A series of filmmakers with an already solid background come together this year in San Sebastian: Barbara Albert, Urszula Antoniak, Alexandros Avranas, Anahí Berneri, Albert Dupontel, Emmanuel Finkiel, James Franco, Yves Hinant and Jean Libon, Diego Lerman, Manuel Martín Cuenca, Antonio Méndez Esparza, Olivier Nakache and Éric Toledano, Constantin Popescu, Matt Porterfield, Alberto Rodríguez, Björn Runge, Robert Schwentke, Nobuhiro Suwa and Wim Wenders. We will also see the return of directors who bring their new works and whose careers are closely linked to the San Sebastian Festival, such as Aitor Arregi and Jon Garaño or Fernando Franco, or the coming-out of new promises who will present their first works, like Ivana Mladenovic or Sergio G. Sánchez. Such is the wealth of today’s cinema that this mosaic also has a place for the non-fiction films of Jean-Michel Cousteau and Jean-Jacques Mantello or for the work of two anime artists, Akiyuki Shinbo and Nobuyuki Takeuchi.

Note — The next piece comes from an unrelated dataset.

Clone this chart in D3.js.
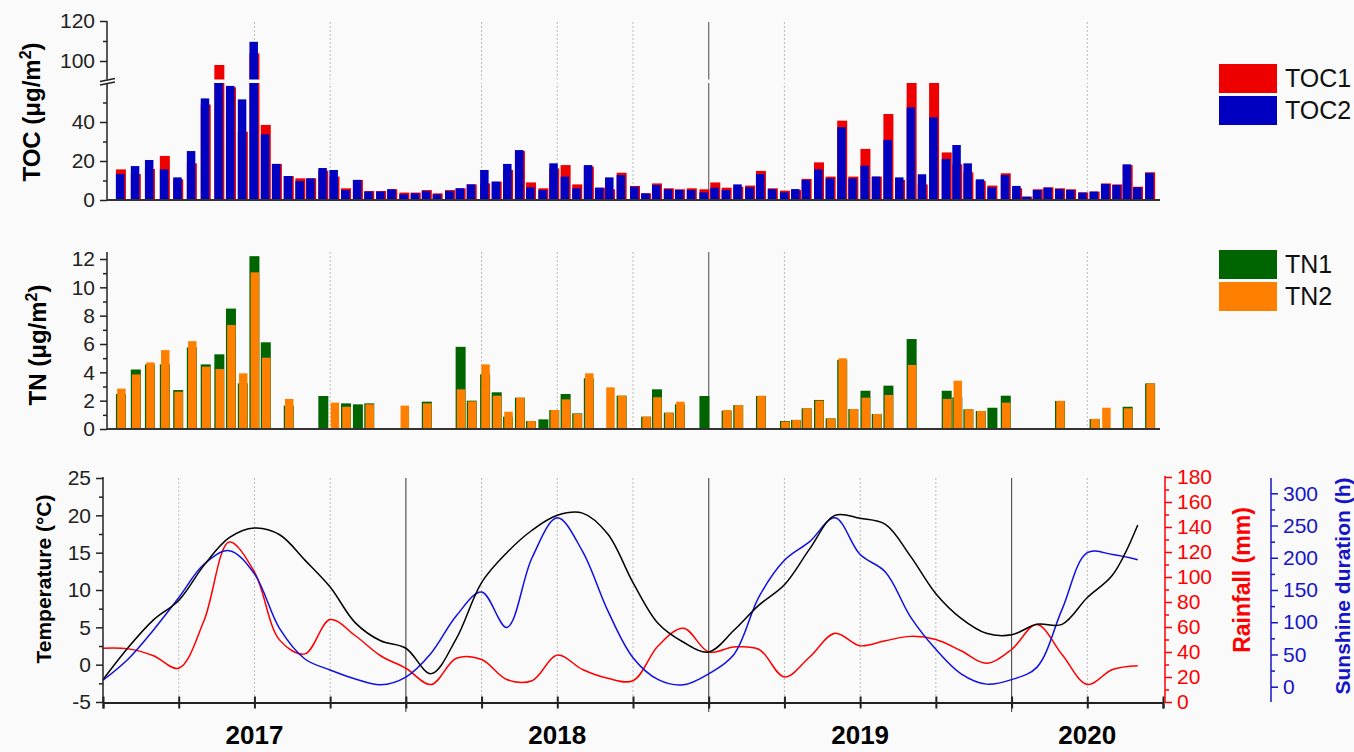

Looking towards the future while remaining firmly grounded in today’s world has always been the objective of the San Sebastian Festival too in its other sections. Horizontes Latinos takes the pulse of the Latin American cinema of the year, revealing its enviable health, while Zabaltegi-Tabakalera, with its surprising selection of feature films, shorts, TV series and experimental works establishes a dialogue between the heterodox veterans of cinematic practice and the new promises looking to follow less trodden paths. And what better commitment to the future than the titles making up the New Directors programme, a catalogue of first and second works constituting excellent letters of introduction?
A film festival’s work must always extend beyond that intense week-long movie get-together; it must be a test ground and experiment lab which remains active throughout the year and supports local and international film creation. That’s why the Festival has launched initiatives like the Ikusmira Berriak programme to develop audiovisual projects committed to innovation and experimentation by means of a residency for creators and aid for production and post-production; or its active collaboration in the setting in motion of the new Elías Querejeta Film School, an initiative headed by the Provincial Council of Gipuzkoa and on which it strides along with the Filmoteca Vasca and Tabakalera-International Centre for Contemporary Culture.
The Festival’s backing of film production also comes to fruition in its Europe-Latin America Co-Production Forum, or in its Films in Progress programme (now in its 32nd edition), intended to help Latin American films at the post-production stage. On the other hand, this edition sees the early steps of the new Glocal in Progress programme, created to promote the production of European films shot in non-hegemonic languages and in so doing to enable cinema as a tool for the dissemination of linguistic and cultural diversity. This should be the aim of today’s cinema and of festivals like this one that try to lend it visibility: to find all the things that bring us together thanks, precisely, to their difference.